*Plotting code records:*
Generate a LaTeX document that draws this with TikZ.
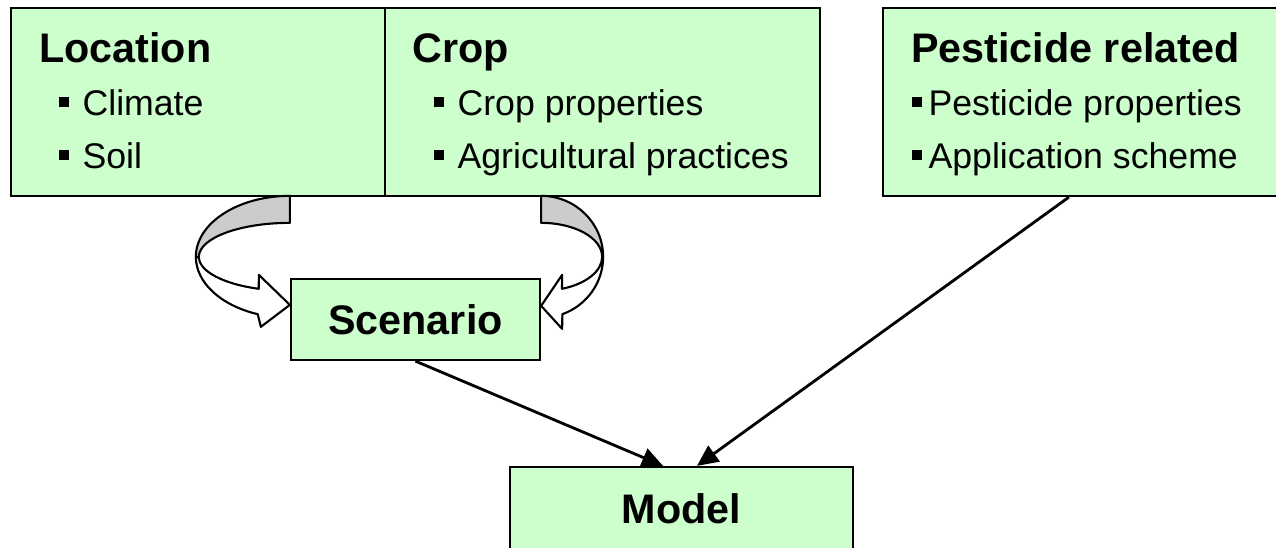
\documentclass[tikz,border=0pt]{standalone}
\usepackage{fontspec}
\setmainfont{Liberation Sans}
\usetikzlibrary{arrows.meta, positioning, calc}
\definecolor{boxgreen}{RGB}{204, 255, 204}
\definecolor{ribbongray}{RGB}{204, 204, 204}
\newcommand{\sqbullet}{\rule[5pt]{5.8pt}{5.8pt}}
\tikzset{
  box/.style={draw=black, fill=boxgreen, line width=1.3pt, inner sep=0pt},
  headtext/.style={anchor=base west, inner sep=0pt, font=\fontsize{23.5}{28}\selectfont\bfseries},
  itemtext/.style={anchor=base west, inner sep=0pt, font=\fontsize{20.3}{24}\selectfont},
  ribbon/.style={draw=black, line width=1.2pt, line join=round},
  link/.style={draw=black, line width=1.6pt, -{Triangle[length=12pt, width=11pt]}}
}

\begin{document}
\begin{tikzpicture}
  \clip (0, 0) rectangle (25.52, -10.94);
  \fill[white] (0, 0) rectangle (25.52, -10.94);

  % The three input boxes
  \node[box, minimum width=7.48cm, minimum height=3.76cm] (location) at (3.96, -2.04) {};
  \node[box, minimum width=8.7cm, minimum height=3.76cm] (crop) at (12.05, -2.04) {};
  \node[box, minimum width=8.1cm, minimum height=3.76cm] (pesticide) at (21.71, -2.04) {};

  \node[headtext] (locationhead) at ($(location.north west)+(0.58, -1.12)$) {Location};
  \node[itemtext] (climate) at ($(location.north west)+(0.98, -2.18)$) {\sqbullet\hspace{7.5pt}Climate};
  \node[itemtext] (soil) at ($(location.north west)+(0.98, -3.24)$) {\sqbullet\hspace{7.5pt}Soil};

  \node[headtext] (crophead) at ($(crop.north west)+(0.56, -1.12)$) {Crop};
  \node[itemtext] (cropprop) at ($(crop.north west)+(1.00, -2.18)$) {\sqbullet\hspace{7.5pt}Crop properties};
  \node[itemtext] (practices) at ($(crop.north west)+(1.00, -3.24)$) {\sqbullet\hspace{7.5pt}Agricultural practices};

  \node[headtext] (pesthead) at ($(pesticide.north west)+(0.58, -1.12)$) {Pesticide related};
  \node[itemtext] (pestprop) at ($(pesticide.north west)+(0.60, -2.18)$) {\sqbullet\hspace{3.5pt}Pesticide properties};
  \node[itemtext] (scheme) at ($(pesticide.north west)+(0.60, -3.24)$) {\sqbullet\hspace{3.5pt}Application scheme};

  % Scenario and model
  \node[box, minimum width=4.98cm, minimum height=1.62cm, font=\fontsize{23.5}{28}\selectfont\bfseries] (scenario) at (8.31, -6.39) {Scenario};
  \node[box, minimum width=6.86cm, minimum height=1.68cm, font=\fontsize{23.5}{28}\selectfont\bfseries] (model) at (13.63, -10.18) {Model};

  % Curved ribbon arrows into the scenario
  \coordinate (lc) at ($(scenario.north west)+(0, 0.42)$);
  \coordinate (rc) at ($(scenario.north east)+(0, 0.42)$);

  \draw[ribbon, fill=ribbongray] ($(lc)+(0, 1.22)$)
    arc[start angle=90, end angle=180, x radius=1.88cm, y radius=1.22cm] -- ++(0.06, 0)
    arc[start angle=180, end angle=90, x radius=1.82cm, y radius=0.68cm] -- cycle;
  \draw[ribbon, fill=white] ($(lc)+(-1.88, 0)$)
    arc[start angle=180, end angle=250, x radius=1.88cm, y radius=1.22cm]
    -- ($(lc)+(-0.58, -1.40)$) -- ($(lc)+(0, -0.96)$) -- ($(lc)+(-0.62, -0.36)$)
    -- ($(lc)+(250:1.82cm and 0.68cm)$)
    arc[start angle=250, end angle=180, x radius=1.82cm, y radius=0.68cm] -- cycle;

  \draw[ribbon, fill=ribbongray] ($(rc)+(0, 1.22)$)
    arc[start angle=90, end angle=0, x radius=1.24cm, y radius=1.22cm] -- ++(-0.02, 0)
    arc[start angle=0, end angle=90, x radius=1.22cm, y radius=0.68cm] -- cycle;
  \draw[ribbon, fill=white] ($(rc)+(1.24, 0)$)
    arc[start angle=0, end angle=-70, x radius=1.24cm, y radius=1.22cm]
    -- ($(rc)+(0.42, -1.44)$) -- ($(rc)+(0, -0.98)$) -- ($(rc)+(0.42, -0.36)$)
    -- ($(rc)+(-70:1.22cm and 0.68cm)$)
    arc[start angle=-70, end angle=0, x radius=1.22cm, y radius=0.68cm] -- cycle;

  % Arrows into the model
  \draw[link] (scenario.south) -- ($(model.north)+(-0.37, 0)$);
  \draw[link] ($(pesticide.south west)+(3.74, 0)$) -- ($(model.north)+(0.31, 0)$);
\end{tikzpicture}
\end{document}
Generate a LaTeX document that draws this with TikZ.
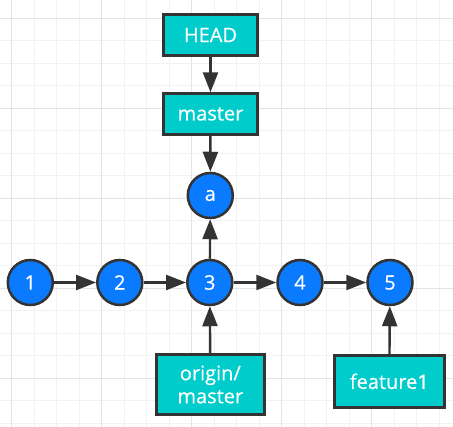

*WRITTEN INSTRUCTION:* Leave out the pictures, then repeat the listing above exactly from its first line to the line with "(soil) at ($(location.north", inclusive.

*COMPLETE RESPONSE:*
Generate a LaTeX document that draws this with TikZ.
\documentclass[tikz,border=0pt]{standalone}
\usepackage{fontspec}
\setmainfont{Liberation Sans}
\usetikzlibrary{arrows.meta, positioning, calc}
\definecolor{boxgreen}{RGB}{204, 255, 204}
\definecolor{ribbongray}{RGB}{204, 204, 204}
\newcommand{\sqbullet}{\rule[5pt]{5.8pt}{5.8pt}}
\tikzset{
  box/.style={draw=black, fill=boxgreen, line width=1.3pt, inner sep=0pt},
  headtext/.style={anchor=base west, inner sep=0pt, font=\fontsize{23.5}{28}\selectfont\bfseries},
  itemtext/.style={anchor=base west, inner sep=0pt, font=\fontsize{20.3}{24}\selectfont},
  ribbon/.style={draw=black, line width=1.2pt, line join=round},
  link/.style={draw=black, line width=1.6pt, -{Triangle[length=12pt, width=11pt]}}
}

\begin{document}
\begin{tikzpicture}
  \clip (0, 0) rectangle (25.52, -10.94);
  \fill[white] (0, 0) rectangle (25.52, -10.94);

  % The three input boxes
  \node[box, minimum width=7.48cm, minimum height=3.76cm] (location) at (3.96, -2.04) {};
  \node[box, minimum width=8.7cm, minimum height=3.76cm] (crop) at (12.05, -2.04) {};
  \node[box, minimum width=8.1cm, minimum height=3.76cm] (pesticide) at (21.71, -2.04) {};

  \node[headtext] (locationhead) at ($(location.north west)+(0.58, -1.12)$) {Location};
  \node[itemtext] (climate) at ($(location.north west)+(0.98, -2.18)$) {\sqbullet\hspace{7.5pt}Climate};
  \node[itemtext] (soil) at ($(location.north west)+(0.98, -3.24)$) {\sqbullet\hspace{7.5pt}Soil};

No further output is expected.